- Set task -
Leaving out every picture, copy the lines of the data exactly, from the first through the line containing "import * as".

- Stored data -
## Begin

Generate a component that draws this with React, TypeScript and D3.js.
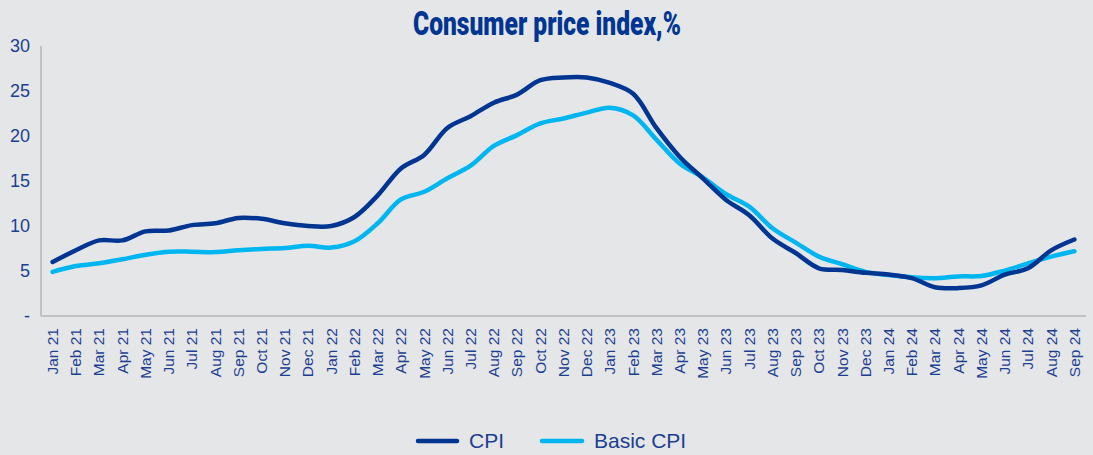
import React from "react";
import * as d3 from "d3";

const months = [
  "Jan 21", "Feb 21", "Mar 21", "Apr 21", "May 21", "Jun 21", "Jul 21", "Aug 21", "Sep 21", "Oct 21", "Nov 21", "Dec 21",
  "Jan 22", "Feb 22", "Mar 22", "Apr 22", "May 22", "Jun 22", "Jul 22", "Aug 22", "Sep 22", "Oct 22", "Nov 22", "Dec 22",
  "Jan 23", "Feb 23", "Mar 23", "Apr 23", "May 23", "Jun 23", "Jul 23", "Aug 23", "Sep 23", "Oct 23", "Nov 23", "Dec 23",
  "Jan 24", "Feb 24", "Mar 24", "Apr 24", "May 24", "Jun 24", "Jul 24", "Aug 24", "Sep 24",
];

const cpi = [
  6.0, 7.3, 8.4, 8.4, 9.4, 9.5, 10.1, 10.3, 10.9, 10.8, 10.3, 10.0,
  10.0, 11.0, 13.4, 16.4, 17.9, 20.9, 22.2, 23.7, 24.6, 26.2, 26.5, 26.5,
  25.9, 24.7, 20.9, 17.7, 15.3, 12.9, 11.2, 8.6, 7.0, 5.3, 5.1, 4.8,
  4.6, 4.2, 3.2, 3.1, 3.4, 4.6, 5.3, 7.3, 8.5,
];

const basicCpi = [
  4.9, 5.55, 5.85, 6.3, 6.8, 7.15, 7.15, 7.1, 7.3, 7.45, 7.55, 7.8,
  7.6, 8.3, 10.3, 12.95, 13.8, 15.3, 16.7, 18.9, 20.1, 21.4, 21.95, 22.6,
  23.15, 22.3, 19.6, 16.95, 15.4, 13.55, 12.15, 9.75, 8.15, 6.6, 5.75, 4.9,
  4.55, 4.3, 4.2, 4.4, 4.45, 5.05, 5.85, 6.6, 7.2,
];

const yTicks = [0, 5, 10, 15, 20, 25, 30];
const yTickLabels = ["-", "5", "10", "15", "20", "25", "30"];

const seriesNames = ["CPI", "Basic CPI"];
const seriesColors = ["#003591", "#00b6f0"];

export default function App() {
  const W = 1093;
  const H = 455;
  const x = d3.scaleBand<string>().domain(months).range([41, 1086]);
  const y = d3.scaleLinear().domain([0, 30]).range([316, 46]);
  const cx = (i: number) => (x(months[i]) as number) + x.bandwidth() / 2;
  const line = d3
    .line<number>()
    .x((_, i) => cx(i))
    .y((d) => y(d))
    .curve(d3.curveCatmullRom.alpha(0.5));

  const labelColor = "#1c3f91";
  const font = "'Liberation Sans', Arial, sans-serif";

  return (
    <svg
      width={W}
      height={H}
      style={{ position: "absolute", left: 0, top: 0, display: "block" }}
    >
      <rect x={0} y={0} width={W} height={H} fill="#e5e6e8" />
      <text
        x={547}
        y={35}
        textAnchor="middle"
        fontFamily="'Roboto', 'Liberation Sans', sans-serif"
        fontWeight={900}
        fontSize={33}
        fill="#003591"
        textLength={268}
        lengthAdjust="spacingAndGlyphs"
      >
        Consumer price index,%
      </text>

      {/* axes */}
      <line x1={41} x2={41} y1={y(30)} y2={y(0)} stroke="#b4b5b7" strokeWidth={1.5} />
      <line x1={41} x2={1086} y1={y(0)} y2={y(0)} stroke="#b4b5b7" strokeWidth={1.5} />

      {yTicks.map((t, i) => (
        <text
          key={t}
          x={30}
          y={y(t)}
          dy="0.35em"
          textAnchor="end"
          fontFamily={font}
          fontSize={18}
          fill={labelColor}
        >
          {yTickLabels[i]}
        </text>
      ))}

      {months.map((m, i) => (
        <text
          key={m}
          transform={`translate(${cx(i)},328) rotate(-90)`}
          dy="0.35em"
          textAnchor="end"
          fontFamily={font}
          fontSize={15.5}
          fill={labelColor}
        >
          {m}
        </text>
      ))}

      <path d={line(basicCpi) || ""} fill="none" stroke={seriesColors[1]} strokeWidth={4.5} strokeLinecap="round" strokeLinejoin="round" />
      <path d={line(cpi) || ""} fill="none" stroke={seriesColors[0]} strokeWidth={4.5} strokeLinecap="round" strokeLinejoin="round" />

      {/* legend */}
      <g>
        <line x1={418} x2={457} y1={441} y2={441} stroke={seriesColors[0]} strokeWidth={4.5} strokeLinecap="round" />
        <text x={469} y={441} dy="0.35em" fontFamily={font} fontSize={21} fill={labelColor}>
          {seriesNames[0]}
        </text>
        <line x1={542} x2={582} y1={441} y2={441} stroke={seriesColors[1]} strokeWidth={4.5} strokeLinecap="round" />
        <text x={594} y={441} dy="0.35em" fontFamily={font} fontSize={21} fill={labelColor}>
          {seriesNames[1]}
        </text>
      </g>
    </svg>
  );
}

## End

- Finished exercise -
Generate a component that draws this with React, TypeScript and D3.js.
import React from "react";
import * as d3 from "d3";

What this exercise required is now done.